David Guterson’s Snow Falling on Cedars is an intriguing mix of literary finesse and shrewd plot-making. While it may not exactly qualify as genre-bending it does tend to push the limits of a reader’s boundaries. The opening chapter, filled with taut courtroom dialogue and jumpy fisherman ‘types’ seemed to run perpendicular to the breathtaking character portraits that followed it. This back and forth continued throughout the book, although it may be safe to assume that the more literary aspects of the novel remained dominant.  

The novel is set on the coast of an island in the Puget Sound in 1955 and follows the trial of Kabuo Miyamoto, a local fisherman of Japanese origin who is under arrest for the murder of Carl Heine, another local fisherman. The murder is supposed to have been committed over a land dispute going back to before the war when Miyamoto’s family worked on the Heine family strawberry farm. 

The novel uses this ‘drama’ as a backdrop to explore racism, the complications of love and loss, and above all, the destructive capacities of war on an individual. The main male characters in the novel – Ishmael, Carl and Kabuo – share a certain grim understanding of what part of their soul they were asked to give away when they willingly went to war to fight for their country. All of them use the word murderer in their self-reflection, an idea that is only accentuated as Kabuo’s murder trial plays out. 

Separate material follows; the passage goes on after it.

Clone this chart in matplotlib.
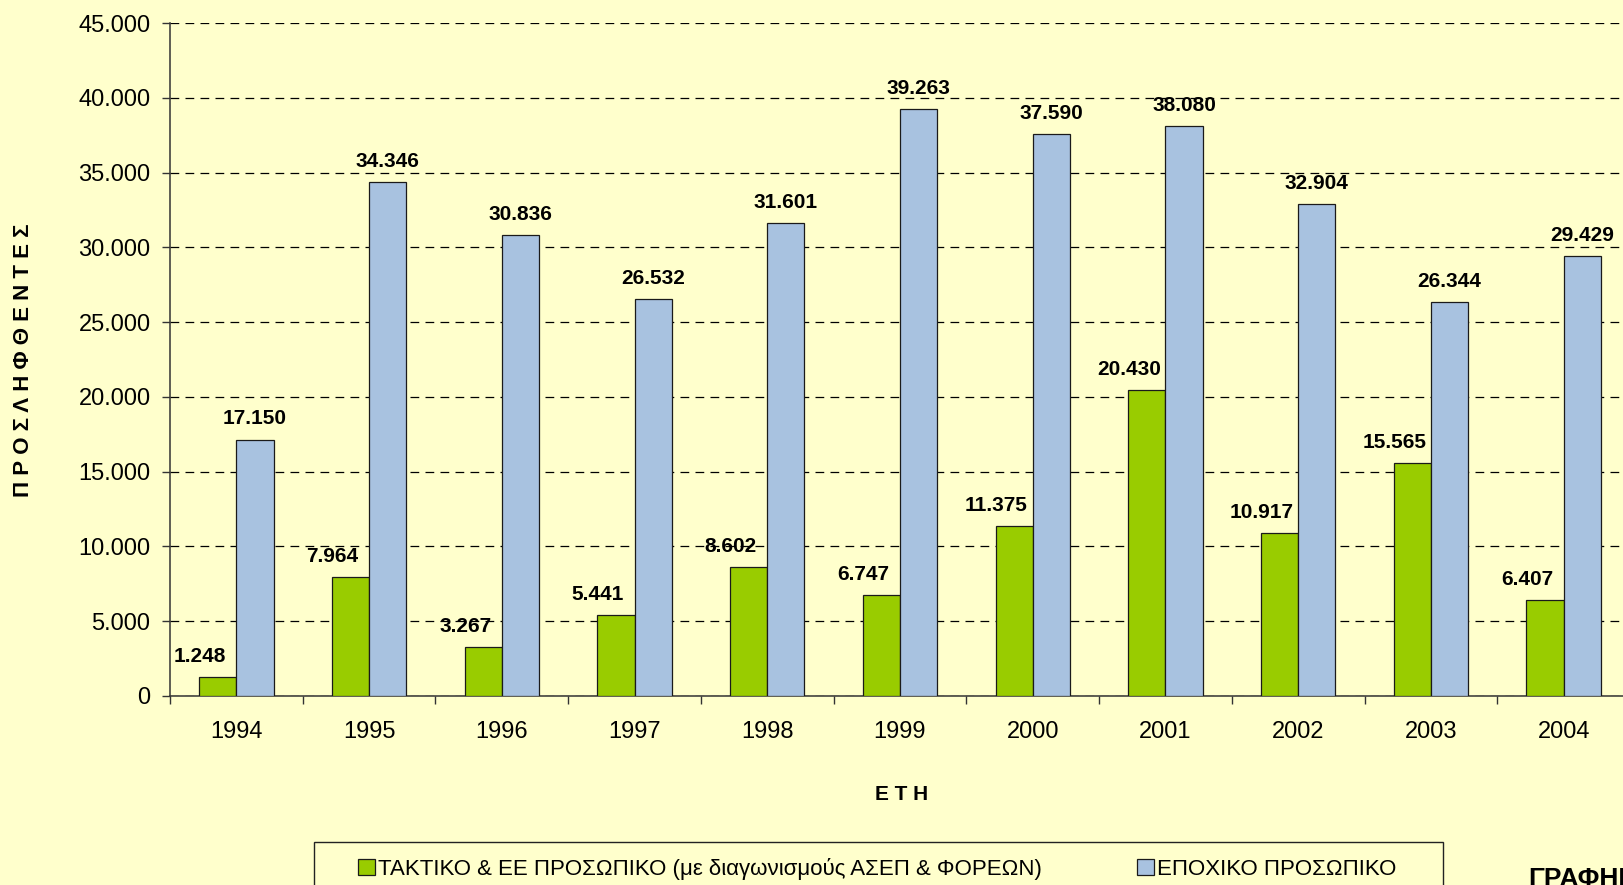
import matplotlib
matplotlib.use('Agg')
import matplotlib.pyplot as plt
from matplotlib.patches import Rectangle
from matplotlib.ticker import FuncFormatter, MultipleLocator, FixedLocator
import numpy as np

plt.rcParams['font.family'] = ['Liberation Sans', 'DejaVu Sans']

years = ['1994', '1995', '1996', '1997', '1998', '1999',
         '2000', '2001', '2002', '2003', '2004']
regular_staff = [1248, 7964, 3267, 5441, 8602, 6747,
                 11375, 20430, 10917, 15565, 6407]
seasonal_staff = [17150, 34346, 30836, 26532, 31601, 39263,
                  37590, 38080, 32904, 26344, 29429]

label_regular = 'ΤΑΚΤΙΚΟ & ΕΕ ΠΡΟΣΩΠΙΚΟ (με διαγωνισμούς ΑΣΕΠ & ΦΟΡΕΩΝ)'
label_seasonal = 'ΕΠΟΧΙΚΟ ΠΡΟΣΩΠΙΚΟ'
ylabel = 'ΠΡΟΣΛΗΦΘΕΝΤΕΣ'
xlabel = 'ΕΤΗ'

bg = '#FFFFCC'
green = '#99CC00'
blue = '#A8C2E0'

W, H = 1624, 885


def thousands(v, pos=None):
    return '{:,}'.format(int(v)).replace(',', '.')


fig = plt.figure(figsize=(W / 100, H / 100), dpi=100, facecolor=bg)
ax = fig.add_axes([170 / W, 189 / H, 1460 / W, 673 / H])
ax.set_facecolor(bg)

x = np.arange(len(years))
w = 0.28
b1 = ax.bar(x - w / 2, regular_staff, w, color=green, edgecolor='#1a1a1a',
            linewidth=0.9, label=label_regular, zorder=3)
b2 = ax.bar(x + w / 2, seasonal_staff, w, color=blue, edgecolor='#1a1a1a',
            linewidth=0.9, label=label_seasonal, zorder=3)

for rect, v in zip(b1, regular_staff):
    ax.annotate(thousands(v), (rect.get_x() + rect.get_width() / 2, v),
                xytext=(-13, 8), textcoords='offset points',
                ha='center', va='bottom', fontsize=15, fontweight='bold')
for rect, v in zip(b2, seasonal_staff):
    ax.annotate(thousands(v), (rect.get_x() + rect.get_width() / 2, v),
                xytext=(0, 8), textcoords='offset points',
                ha='center', va='bottom', fontsize=15, fontweight='bold')

ax.set_xlim(-0.5, len(years) - 0.5)
ax.set_ylim(0, 45000)
ax.yaxis.set_major_locator(MultipleLocator(5000))
ax.yaxis.set_major_formatter(FuncFormatter(thousands))
ax.grid(axis='y', color='black', linestyle=(0, (7, 5)), linewidth=0.9, zorder=1)

ax.set_xticks(x)
ax.set_xticklabels(years)
ax.xaxis.set_minor_locator(FixedLocator(np.arange(-0.5, len(years), 1.0)))
ax.tick_params(axis='x', which='major', length=0, pad=18, labelsize=17)
ax.tick_params(axis='x', which='minor', length=6, width=1, color='#333333')
ax.tick_params(axis='y', length=6, width=1, color='#333333', pad=8, labelsize=17)

for side in ['top', 'right']:
    ax.spines[side].set_visible(False)
for side in ['left', 'bottom']:
    ax.spines[side].set_color('#333333')
    ax.spines[side].set_linewidth(1.1)

fig.text(24 / W, 1 - 360 / H, ' '.join(ylabel), rotation=90,
         ha='center', va='center', fontsize=16, fontweight='bold')
fig.text(902 / W, 1 - 794 / H, ' '.join(xlabel),
         ha='center', va='center', fontsize=15, fontweight='bold')

# legend box runs past the bottom edge, as in the original
fig.patches.append(Rectangle((314 / W, -0.05), (1443 - 314) / W, 0.05 + (H - 842) / H,
                             transform=fig.transFigure, facecolor=bg,
                             edgecolor='#222222', linewidth=1.0))
leg = fig.legend(handles=[b1, b2], loc='center left', ncol=2,
                 bbox_to_anchor=(358 / W, 1 - 869 / H),
                 frameon=False, fontsize=16,
                 handlelength=0.75, handleheight=0.75, handletextpad=0.15,
                 columnspacing=4.3, borderpad=0, borderaxespad=0)

fig.text(1528 / W, 1 - 867 / H, 'ΓΡΑΦΗΜΑ', ha='left', va='top',
         fontsize=19, fontweight='bold')

fig.savefig('out.png', dpi=100, facecolor=bg)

Guterson moves easily from one perspective to another, detailing the interior life of the many individuals that make up the small island community. Through these variegated lenses he manages to paint a faithful and engaging portrait of life as it may have been before and after WWII in a community that was home to a significant percentage of Japanese-Americans. All of whom were sent to the internment camps and who struggled with their bi-cultural identities.  

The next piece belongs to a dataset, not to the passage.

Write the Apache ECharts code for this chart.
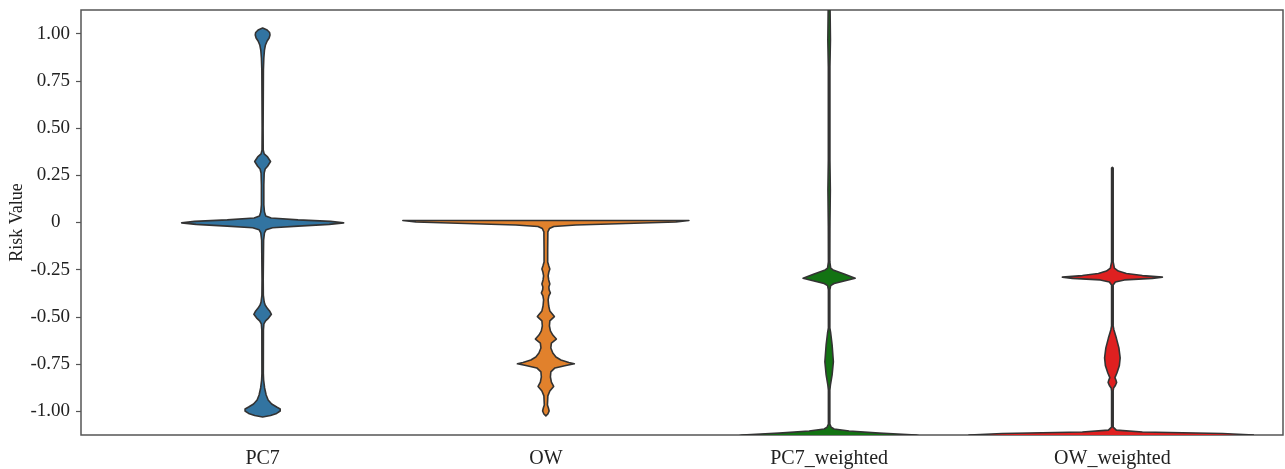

Kabuo’s wife, Hatsue, is the character Guterson uses to express most of this bi-cultural burden and the novel follows her life in exquisite detail. From her childhood working on the island’s strawberry farms, to her secret adolescent love affair with Ishmael Chambers, to her internment during the war and subsequent marriage to Kabuo. She is a remarkable character. Torn between her understanding of her own culture and her youthful love for Ishmael, she navigates a harsh course through the racial climate of pre-WWII America 

Ishmael, for his part, returns from the war minus an arm but overloaded with a raft of bitterness. About losing Hatsue and, especially, about his understanding of how the war managed to transform him. He is a pivotal element of the novel, a man in possession of valuable information about the murder trial. His emotional struggle is one of the more poignant elements of the entire book. 

Overall, Guterson does manage to marry the considerable differences between the more sensational undercurrents of the story and its literary mood, creating a lovely piece of fiction with a lot to say about 1950’s America.